Description of the task: Collect all lines below with the string "React".
----- Entries supplied -----
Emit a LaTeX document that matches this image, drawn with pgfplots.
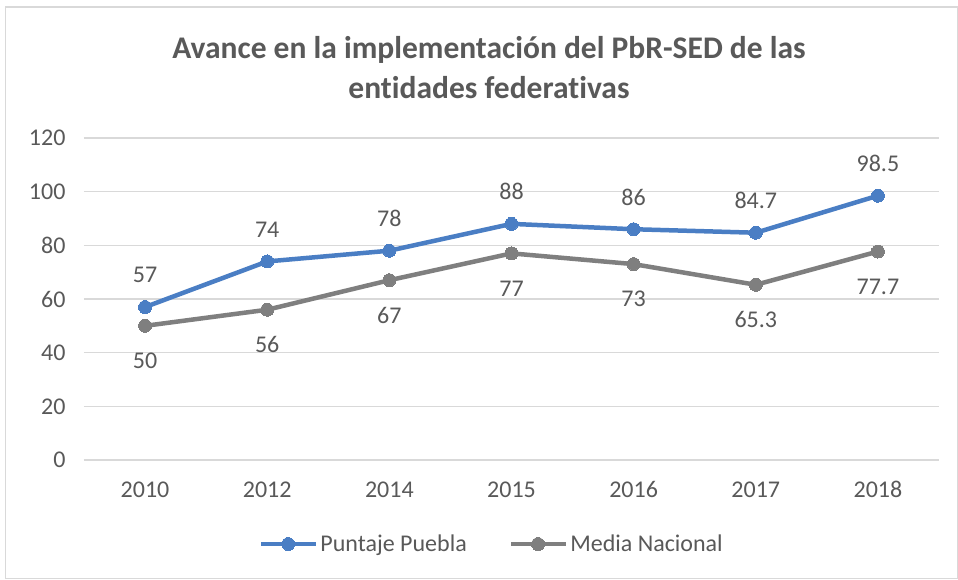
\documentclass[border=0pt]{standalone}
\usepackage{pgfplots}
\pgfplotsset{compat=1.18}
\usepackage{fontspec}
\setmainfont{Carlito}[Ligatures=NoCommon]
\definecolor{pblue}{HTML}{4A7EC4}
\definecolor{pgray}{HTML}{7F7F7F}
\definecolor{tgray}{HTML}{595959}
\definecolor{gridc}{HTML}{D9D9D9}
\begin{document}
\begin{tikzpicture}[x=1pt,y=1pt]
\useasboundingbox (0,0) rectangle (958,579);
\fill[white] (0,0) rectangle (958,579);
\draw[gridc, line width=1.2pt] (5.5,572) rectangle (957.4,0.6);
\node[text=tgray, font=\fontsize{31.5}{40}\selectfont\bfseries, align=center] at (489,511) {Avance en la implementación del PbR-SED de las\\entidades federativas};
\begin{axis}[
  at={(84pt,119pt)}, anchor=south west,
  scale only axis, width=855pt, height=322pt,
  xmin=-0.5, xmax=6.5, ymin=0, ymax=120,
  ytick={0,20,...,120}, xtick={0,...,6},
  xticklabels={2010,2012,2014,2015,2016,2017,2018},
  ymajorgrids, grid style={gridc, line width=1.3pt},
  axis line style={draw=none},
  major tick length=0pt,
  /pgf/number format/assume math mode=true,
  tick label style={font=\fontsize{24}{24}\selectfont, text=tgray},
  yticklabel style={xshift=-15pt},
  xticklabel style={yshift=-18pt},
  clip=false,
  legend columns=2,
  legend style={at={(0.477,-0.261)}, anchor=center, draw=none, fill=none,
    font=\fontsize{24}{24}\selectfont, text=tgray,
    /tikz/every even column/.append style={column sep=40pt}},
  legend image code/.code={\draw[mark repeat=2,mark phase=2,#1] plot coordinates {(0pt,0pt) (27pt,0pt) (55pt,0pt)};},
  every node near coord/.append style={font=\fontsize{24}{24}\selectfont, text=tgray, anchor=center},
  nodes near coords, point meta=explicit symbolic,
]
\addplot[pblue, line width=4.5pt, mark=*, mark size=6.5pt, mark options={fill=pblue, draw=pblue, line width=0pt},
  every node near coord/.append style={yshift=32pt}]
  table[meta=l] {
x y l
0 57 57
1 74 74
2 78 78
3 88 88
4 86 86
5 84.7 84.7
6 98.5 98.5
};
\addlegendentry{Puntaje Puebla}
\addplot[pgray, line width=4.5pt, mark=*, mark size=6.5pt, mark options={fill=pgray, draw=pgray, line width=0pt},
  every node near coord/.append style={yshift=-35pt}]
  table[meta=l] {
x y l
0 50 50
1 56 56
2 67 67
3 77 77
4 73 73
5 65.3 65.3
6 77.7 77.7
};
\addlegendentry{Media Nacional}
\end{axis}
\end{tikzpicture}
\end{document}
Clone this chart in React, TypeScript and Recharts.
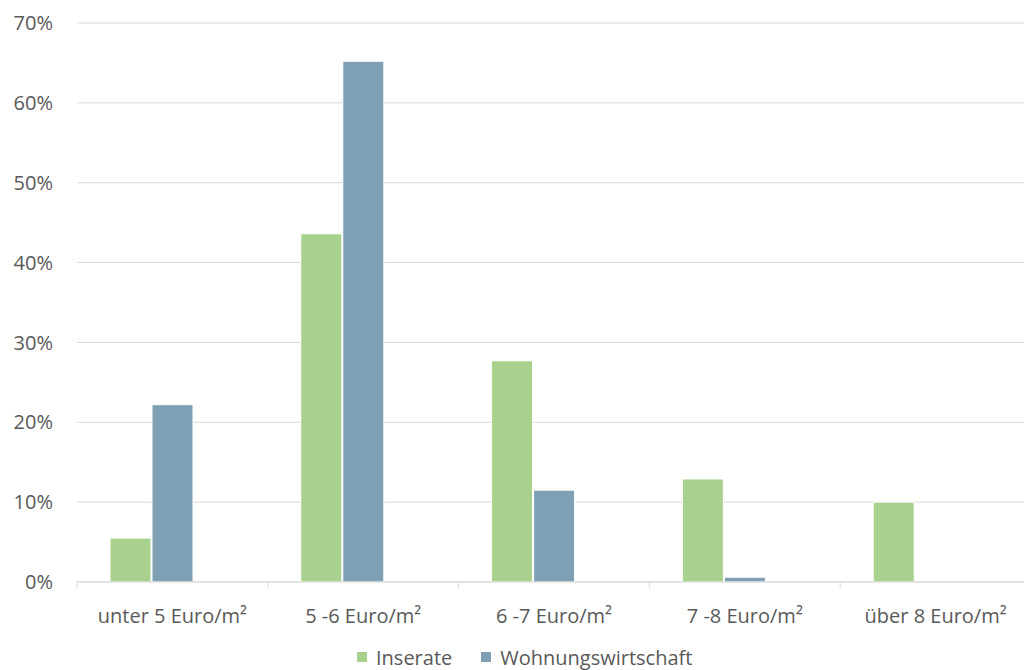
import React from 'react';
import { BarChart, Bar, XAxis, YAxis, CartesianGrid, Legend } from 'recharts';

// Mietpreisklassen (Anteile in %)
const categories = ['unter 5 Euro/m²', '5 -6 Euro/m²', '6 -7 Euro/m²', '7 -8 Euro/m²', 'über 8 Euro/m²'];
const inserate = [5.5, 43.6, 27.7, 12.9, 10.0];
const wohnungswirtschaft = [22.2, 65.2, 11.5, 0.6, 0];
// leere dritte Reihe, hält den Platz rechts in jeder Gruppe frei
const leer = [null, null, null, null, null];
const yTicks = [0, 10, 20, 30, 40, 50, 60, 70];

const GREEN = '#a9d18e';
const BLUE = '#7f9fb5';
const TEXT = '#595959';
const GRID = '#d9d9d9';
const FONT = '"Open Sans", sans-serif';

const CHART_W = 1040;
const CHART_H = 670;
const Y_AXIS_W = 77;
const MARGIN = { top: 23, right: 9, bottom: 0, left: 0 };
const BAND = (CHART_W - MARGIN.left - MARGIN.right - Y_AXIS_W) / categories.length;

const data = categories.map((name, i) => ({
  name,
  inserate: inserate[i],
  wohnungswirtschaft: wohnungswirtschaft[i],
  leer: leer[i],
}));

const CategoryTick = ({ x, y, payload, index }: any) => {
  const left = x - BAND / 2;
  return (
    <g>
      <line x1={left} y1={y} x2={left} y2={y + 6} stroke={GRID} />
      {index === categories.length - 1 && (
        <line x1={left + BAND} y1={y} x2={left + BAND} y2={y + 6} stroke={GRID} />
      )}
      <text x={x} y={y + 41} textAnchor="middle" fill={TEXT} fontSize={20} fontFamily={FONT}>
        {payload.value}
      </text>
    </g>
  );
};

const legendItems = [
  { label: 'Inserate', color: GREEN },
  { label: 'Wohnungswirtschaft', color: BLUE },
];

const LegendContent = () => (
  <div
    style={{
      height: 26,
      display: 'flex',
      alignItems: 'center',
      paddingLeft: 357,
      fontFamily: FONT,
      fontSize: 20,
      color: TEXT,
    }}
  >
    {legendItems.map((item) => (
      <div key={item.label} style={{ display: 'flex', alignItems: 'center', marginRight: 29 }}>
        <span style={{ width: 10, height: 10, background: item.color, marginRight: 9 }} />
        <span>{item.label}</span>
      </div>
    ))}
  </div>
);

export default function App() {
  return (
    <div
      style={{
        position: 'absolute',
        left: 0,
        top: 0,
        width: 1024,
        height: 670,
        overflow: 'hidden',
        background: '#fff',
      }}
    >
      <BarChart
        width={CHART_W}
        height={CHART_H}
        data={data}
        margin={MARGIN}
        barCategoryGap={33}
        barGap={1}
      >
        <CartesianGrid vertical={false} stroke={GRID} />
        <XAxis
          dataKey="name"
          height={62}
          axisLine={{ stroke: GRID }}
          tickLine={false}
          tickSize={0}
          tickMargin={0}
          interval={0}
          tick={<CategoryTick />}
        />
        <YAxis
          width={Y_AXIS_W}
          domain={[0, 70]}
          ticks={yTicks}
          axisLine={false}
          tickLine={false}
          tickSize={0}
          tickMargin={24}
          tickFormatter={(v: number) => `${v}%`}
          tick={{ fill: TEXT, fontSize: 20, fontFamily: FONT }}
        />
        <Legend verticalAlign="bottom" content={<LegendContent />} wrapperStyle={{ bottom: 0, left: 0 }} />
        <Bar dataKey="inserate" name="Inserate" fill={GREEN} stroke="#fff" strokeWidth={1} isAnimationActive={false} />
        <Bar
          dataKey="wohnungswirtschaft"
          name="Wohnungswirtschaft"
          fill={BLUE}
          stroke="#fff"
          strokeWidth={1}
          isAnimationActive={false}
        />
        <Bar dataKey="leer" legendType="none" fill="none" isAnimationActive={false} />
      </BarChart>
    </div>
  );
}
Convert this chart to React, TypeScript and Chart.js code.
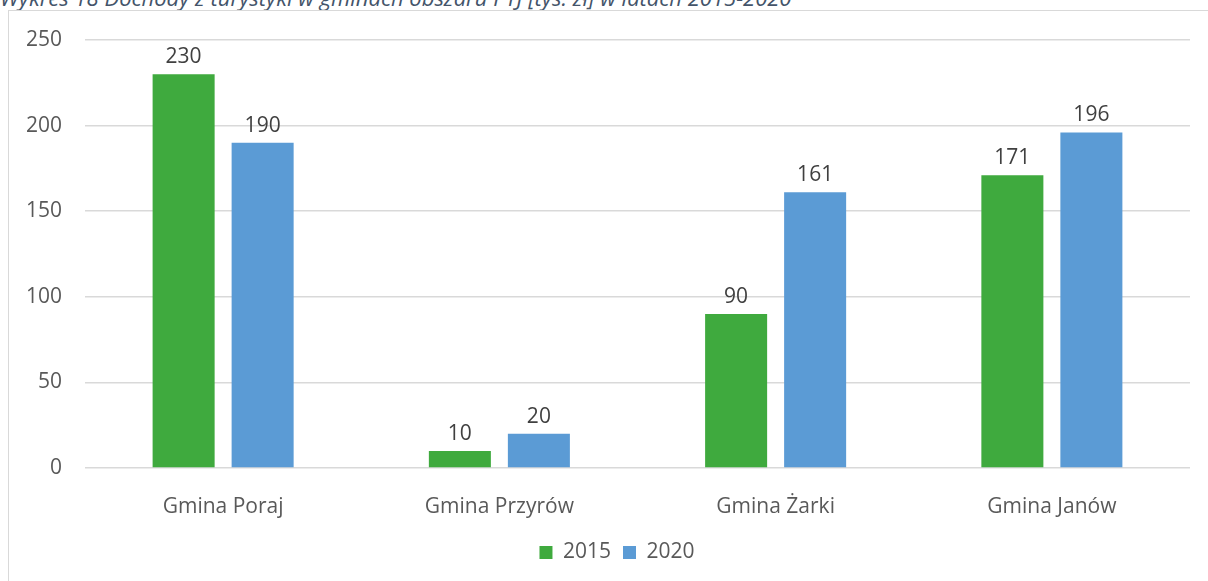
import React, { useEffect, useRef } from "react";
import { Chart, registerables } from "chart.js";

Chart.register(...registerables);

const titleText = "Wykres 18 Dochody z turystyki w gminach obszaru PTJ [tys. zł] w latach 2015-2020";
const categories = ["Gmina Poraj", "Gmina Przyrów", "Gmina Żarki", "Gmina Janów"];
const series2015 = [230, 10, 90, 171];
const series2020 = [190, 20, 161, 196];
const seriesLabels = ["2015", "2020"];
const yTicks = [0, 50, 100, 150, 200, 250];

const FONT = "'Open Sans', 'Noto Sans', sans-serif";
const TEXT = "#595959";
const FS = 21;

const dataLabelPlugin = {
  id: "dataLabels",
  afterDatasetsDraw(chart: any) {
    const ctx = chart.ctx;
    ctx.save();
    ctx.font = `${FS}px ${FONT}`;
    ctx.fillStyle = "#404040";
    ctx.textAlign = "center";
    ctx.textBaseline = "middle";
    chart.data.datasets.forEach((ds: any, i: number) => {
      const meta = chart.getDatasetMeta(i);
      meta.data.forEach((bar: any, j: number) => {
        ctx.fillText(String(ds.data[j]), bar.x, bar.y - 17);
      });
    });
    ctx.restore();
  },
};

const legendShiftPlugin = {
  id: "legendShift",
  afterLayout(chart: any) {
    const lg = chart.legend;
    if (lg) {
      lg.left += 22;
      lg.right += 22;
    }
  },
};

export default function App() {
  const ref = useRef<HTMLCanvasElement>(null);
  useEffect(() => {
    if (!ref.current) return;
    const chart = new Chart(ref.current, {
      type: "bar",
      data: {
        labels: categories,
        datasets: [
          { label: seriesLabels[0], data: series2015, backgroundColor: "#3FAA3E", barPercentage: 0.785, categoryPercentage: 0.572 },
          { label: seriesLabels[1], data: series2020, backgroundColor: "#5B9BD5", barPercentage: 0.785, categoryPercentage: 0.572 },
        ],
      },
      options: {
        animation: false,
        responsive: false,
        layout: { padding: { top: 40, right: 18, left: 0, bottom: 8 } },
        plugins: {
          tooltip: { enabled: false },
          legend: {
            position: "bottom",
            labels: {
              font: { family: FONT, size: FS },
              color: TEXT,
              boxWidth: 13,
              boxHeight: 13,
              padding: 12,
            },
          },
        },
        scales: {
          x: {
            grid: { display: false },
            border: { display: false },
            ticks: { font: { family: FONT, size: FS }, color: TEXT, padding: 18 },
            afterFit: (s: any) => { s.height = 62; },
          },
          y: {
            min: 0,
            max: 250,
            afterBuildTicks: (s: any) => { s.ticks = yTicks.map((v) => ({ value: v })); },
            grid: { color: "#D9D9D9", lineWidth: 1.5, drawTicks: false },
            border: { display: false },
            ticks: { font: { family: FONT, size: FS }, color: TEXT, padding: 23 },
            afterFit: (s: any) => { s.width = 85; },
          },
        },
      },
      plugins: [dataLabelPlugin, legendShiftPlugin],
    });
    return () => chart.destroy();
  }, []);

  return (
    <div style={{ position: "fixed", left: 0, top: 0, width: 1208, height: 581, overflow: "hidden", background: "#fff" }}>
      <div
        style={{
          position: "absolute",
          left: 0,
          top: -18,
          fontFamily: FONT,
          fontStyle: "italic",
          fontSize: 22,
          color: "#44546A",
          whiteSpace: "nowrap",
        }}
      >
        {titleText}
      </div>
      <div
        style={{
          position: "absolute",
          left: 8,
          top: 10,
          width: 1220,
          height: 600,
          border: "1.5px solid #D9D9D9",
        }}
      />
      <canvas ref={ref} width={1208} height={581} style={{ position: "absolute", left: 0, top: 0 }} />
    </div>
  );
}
-----
Solution for this task:
Clone this chart in React, TypeScript and Recharts.
import React from 'react';
Convert this chart to React, TypeScript and Chart.js code.
import React, { useEffect, useRef } from "react";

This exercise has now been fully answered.